In Cuba, necessity breeds ingenuity, online and in life.
In Cuba, necessity breeds ingenuity, online and in life.
Image: Reuters/Ueslei Marcelino

Another innovation is the classified ads site Revolico. In a country where state supermarkets sometimes go weeks without toilet paper, and the state sells electronic goods at a beefy 240% markup, Revolico has become a household name. To keep up with demand, droves of Cubans are taking cheap flights to Panama to stock up on smartphones, laptops and clothes, before bringing them back to Cuba to post online. Though working as a mule is illegal and Revolico is blocked, people easily access the site through mirror websites. The state, unable to satiate the yearning for consumer goods, has so far turned a blind eye.

Limited connectivity has also led Cubans to develop apps that are fully functional offline. Alamesa, the island’s leading source of gastronomic information, is a case in point. The app, which is updated every fortnight, downloads descriptions, reviews, and photos of over 800 restaurants on to your phone. You can search them offline, and there are even maps to help you reach your eatery of choice. You can’t reserve via the app, but Alamesa’s creators have found a revenue stream: 30% of the restaurants pay, in cash, to get promoted.

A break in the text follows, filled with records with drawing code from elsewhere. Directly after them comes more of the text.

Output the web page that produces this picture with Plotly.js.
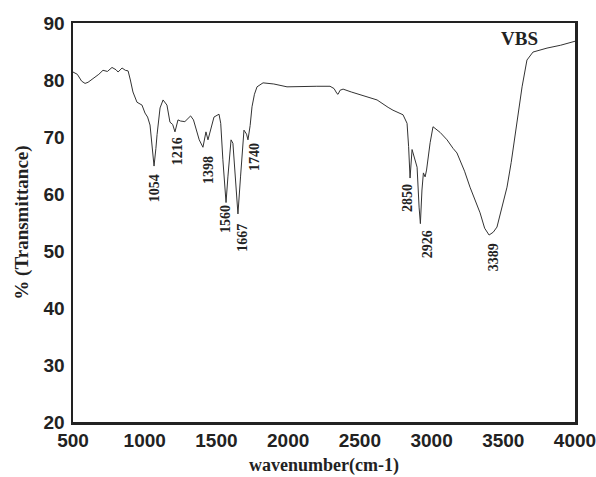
<!DOCTYPE html>
<html>
<head>
<meta charset="utf-8">
<script src="https://cdn.plot.ly/plotly-3.0.1.min.js"></script>
<style>html,body{margin:0;padding:0;background:#fff;}#chart{width:596px;height:477px;}</style>
</head>
<body>
<div id="chart"></div>
<script>
var wavenumber = [500,530,560,584,605,640,680,709,740,772,800,814,842,865,884,900,918,946,981,1002,1020,1037,1050,1065,1078,1086,1107,1128,1155,1176,1195,1211,1232,1250,1280,1320,1340,1360,1380,1406,1420,1427,1441,1460,1483,1518,1530,1545,1567,1580,1602,1615,1630,1650,1668,1692,1710,1720,1735,1748,1765,1783,1825,1900,1992,2100,2200,2292,2320,2341,2348,2362,2383,2440,2501,2560,2620,2697,2731,2801,2829,2840,2850,2864,2880,2899,2913,2922,2933,2943,2955,2965,2990,3010,3060,3108,3150,3177,3230,3268,3338,3370,3401,3430,3456,3490,3526,3555,3582,3631,3665,3707,3805,3900,3986,4000];
var transmittance = [81.4,81.0,79.8,79.4,79.6,80.2,81.0,81.7,81.5,82.2,81.8,81.4,82.1,81.7,81.6,80.0,77.9,76.1,75.6,74.2,73.5,72.1,68,64.9,68,70.4,75.1,76.5,75.6,72.6,72.2,70.9,73.0,72.8,72.7,73.7,73.0,71.2,69.5,68.2,69.8,70.9,69.5,71.5,73.5,74.0,72.4,66,58.5,63,69.5,68.9,64,56.5,63,71.2,70.5,69.5,72,75.3,77.5,78.8,79.5,79.3,78.8,78.9,78.9,78.9,78.5,77.6,77.5,78.2,78.4,77.9,77.4,77.0,76.5,75.2,74.7,73.9,72.4,68.3,62.8,67.8,66.5,64.7,57.7,54.8,60.7,63.7,63,64.2,69,71.8,70.8,69.5,68.0,67.2,64,61.2,56.7,54,52.8,53.3,54.2,57.5,61.2,65.5,70.0,78.8,83.5,84.9,85.6,86.1,86.7,86.8];
var peakLabels = ["1054","1216","1398","1560","1667","1740","2850","2926","3389"];
var xTicks = [500,1000,1500,2000,2500,3000,3500,4000];
var yTicks = [20,30,40,50,60,70,80,90];
var seriesName = "VBS";

// label placement (layout only)
var labelX = [1065,1225,1441,1560,1685,1769,2836,2968,3428];
var labelY = [61.0,67.5,64.2,55.6,52.3,66.5,59.3,51.2,48.9];

var annotations = peakLabels.map(function(t,i){
  return {x: labelX[i], y: labelY[i], xref:'x', yref:'y', text: t, showarrow:false, textangle:-90,
          font:{family:'Liberation Serif, Times New Roman, serif', size:14, color:'#222', weight:'bold'},
          xanchor:'center', yanchor:'middle'};
});
annotations.push({x: 0.89, y: 0.962, xref:'paper', yref:'paper', text: seriesName, showarrow:false,
  font:{family:'Liberation Serif, Times New Roman, serif', size:19, color:'#222', weight:'bold'}, xanchor:'center', yanchor:'middle'});

var trace = {x: wavenumber, y: transmittance, mode:'lines', type:'scatter', name: seriesName,
  line:{color:'#333', width:1}};

var tickFont = {family:'Liberation Sans, Arial, sans-serif', size:19, color:'#222', weight:'bold'};
var layout = {
  width:596, height:477,
  margin:{l:73, r:21, t:23, b:55},
  paper_bgcolor:'#fff', plot_bgcolor:'#fff',
  showlegend:false,
  xaxis:{range:[500,4000], tickvals:xTicks, ticktext:xTicks.map(String), showgrid:false, zeroline:false,
    showline:true, mirror:true, linecolor:'#222', linewidth:2.5, ticks:'', tickfont:tickFont, ticklabelstandoff:0,
    ticklabeloverflow:'allow',
    title:{text:'wavenumber(cm-1)', font:{family:'Liberation Serif, Times New Roman, serif', size:18, color:'#222', weight:'bold'}, standoff:8}},
  yaxis:{range:[20,90], tickvals:yTicks, ticktext:yTicks.map(String), showgrid:false, zeroline:false,
    showline:true, mirror:true, linecolor:'#222', linewidth:2.5, ticks:'', tickfont:tickFont, ticklabelstandoff:2,
    ticklabeloverflow:'allow',
    title:{text:'% (Transmittance)', font:{family:'Liberation Serif, Times New Roman, serif', size:19, color:'#222', weight:'bold'}, standoff:10}},
  annotations: annotations
};
Plotly.newPlot('chart', [trace], layout, {displayModeBar:false, staticPlot:true});
</script>
</body>
</html>
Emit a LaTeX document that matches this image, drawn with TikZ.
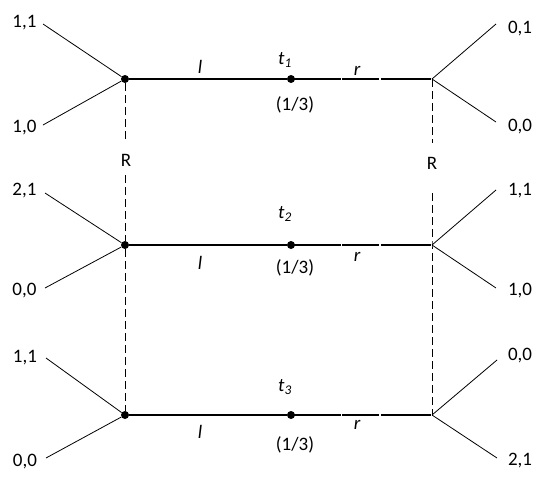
\documentclass[tikz,border=0pt]{standalone}
\usepackage{fontspec}
\setmainfont{Carlito}
\usepackage{tikz}
\usetikzlibrary{positioning}

\begin{document}
\begin{tikzpicture}[x=1pt,y=-1pt,
  decnode/.style={circle,fill=black,inner sep=0pt,minimum size=8pt},
  pay/.style={font=\fontsize{19}{22}\selectfont,anchor=base,inner sep=0pt},
  lbl/.style={font=\fontsize{19}{22}\selectfont\itshape,inner sep=0pt},
  branch/.style={line width=0.8pt},
  move/.style={line width=1.4pt},
  gapline/.style={line width=1.4pt,dash pattern=on 50pt off 1.3pt on 37pt off 1.3pt},
  infoset/.style={line width=0.9pt,dash pattern=on 8pt off 4pt}]
\useasboundingbox (0,0) rectangle (553,490);
% decision nodes
\node[decnode] (a1) at (125,79) {};
\node[decnode] (a2) at (125,245) {};
\node[decnode] (a3) at (125,415) {};
\node[decnode] (t1) at (291,79) {};
\node[decnode] (t2) at (291,245) {};
\node[decnode] (t3) at (291,415) {};
\coordinate (b1) at (432,79);
\coordinate (b2) at (432,245);
\coordinate (b3) at (432,415);
% ends of the terminal branches
\coordinate (la1) at (43,24);  \coordinate (lb1) at (43,125);
\coordinate (la2) at (45,193); \coordinate (lb2) at (45,288);
\coordinate (la3) at (46,358); \coordinate (lb3) at (46,458);
\coordinate (ra1) at (496,24); \coordinate (rb1) at (496,122);
\coordinate (ra2) at (496,190); \coordinate (rb2) at (496,288);
\coordinate (ra3) at (497,360); \coordinate (rb3) at (497,458);
% payoffs
\node[pay] (pla1) at (24.5,27) {1,1};
\node[pay] (plb1) at (24.5,132) {1,0};
\node[pay] (pla2) at (24.5,195) {2,1};
\node[pay] (plb2) at (24.5,295) {0,0};
\node[pay] (pla3) at (25,362) {1,1};
\node[pay] (plb3) at (25,466) {0,0};
\node[pay] (pra1) at (520,33) {0,1};
\node[pay] (prb1) at (520,131) {0,0};
\node[pay] (pra2) at (520,195) {1,1};
\node[pay] (prb2) at (520,295) {1,0};
\node[pay] (pra3) at (520,360) {0,0};
\node[pay] (prb3) at (520,465) {2,1};
% branches to payoffs
\draw[branch] (a1) -- (la1) (a1) -- (lb1);
\draw[branch] (a2) -- (la2) (a2) -- (lb2);
\draw[branch] (a3) -- (la3) (a3) -- (lb3);
\draw[branch] (b1) -- (ra1) (b1) -- (rb1);
\draw[branch] (b2) -- (ra2) (b2) -- (rb2);
\draw[branch] (b3) -- (ra3) (b3) -- (rb3);
% moves l and r
\draw[move] (a1) -- (t1);
\draw[move] (a2) -- (t2);
\draw[line width=2.2pt] (a3) -- (t3);
\draw[gapline] (t1.center) -- (b1);
\draw[gapline] (t2.center) -- (b2);
\draw[gapline] (t3.center) -- (b3);
\node[lbl] (l1) at (200,67) {l};
\node[lbl] (l2) at (200,263) {l};
\node[lbl] (l3) at (200,432) {l};
\node[lbl] (r1) at (357,71) {r};
\node[lbl] (r2) at (357,257) {r};
\node[lbl] (r3) at (357,425) {r};
% types and probabilities
\node[lbl] (tl1) at (285,60) {t\textsubscript{1}};
\node[lbl] (tl2) at (285,214) {t\textsubscript{2}};
\node[lbl] (tl3) at (285,387) {t\textsubscript{3}};
\node[pay] (q1) at (295,110) {(1/3)};
\node[pay] (q2) at (295,273) {(1/3)};
\node[pay] (q3) at (295,450) {(1/3)};
% information sets of the receiver
\node[font=\fontsize{19}{22}\selectfont,inner sep=0pt] (Rl) at (126,160) {R};
\node[font=\fontsize{19}{22}\selectfont,inner sep=0pt] (Rr) at (432,163) {R};
\coordinate (dl1) at (125,143); \coordinate (dl2) at (125,175);
\coordinate (dr1) at (432,143); \coordinate (dr2) at (432,193);
\draw[infoset] (a1) -- (dl1);
\draw[infoset] (dl2) -- (a2) -- (a3);
\draw[infoset] (b1) -- (dr1);
\draw[infoset] (dr2) -- (b2) -- (b3);
\end{tikzpicture}
\end{document}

Also popular is Zapya, an offline file-transfer app, which allows Cubans to skirt around the embargo to share popular apps such as Facebook and the offline version of Wikipedia. Any two people with Zapya installed on their phones can exchange files, apps, photos or videos at 2Mb per second, so long as they are within around 20 meters (66 feet) of each other.

Zapya also allows for group chat, making it Cuba’s answer to Tinder. Anyone in the vicinity can enter, and teenagers hanging out in parks, petrol stations, and even nightclubs browse the chats to see who’s around.

“You find all sorts on there. From weirdos to people you might have something in common with,” says Mayelin, who met her boyfriend through Zapya while at a concert.

Other low-tech apps have helped Cubans navigate the restrictions of daily life. Flashlight, which turns not just the phone’s camera flashlight but also its screen brightness up to the max, is handy in a country where power cuts are never far away. The app has become even more popular this summer as the government has introduced fuel rationing to manage power shortages on a scale not seen in decades.

3G Cuba

Chinese telecom firm Huawei is currently laying the fiber-optic cable for Cuba’s first broadband home internet services, which Etecsa plans to launch in Old Havana later this year. Prices are yet to be announced, but nobody expects them to be within reach of regular Cubans. The project is likely aimed more at the internet-hungry holidaymakers now flooding the historic quarter’s hostels and private homes.

Expensive as it is, though, the internet is making a difference to the lives of less well-off Cubans too. A record 43,000 people emigrated to the US (pdf) from the island last year. Traditionally, when a loved one left, the goodbye at the airport was often the last farewell. Now, Cubans abroad can pay for their family at home to have an internet connection and stay in touch—and that already has Cubans feeling much less isolated.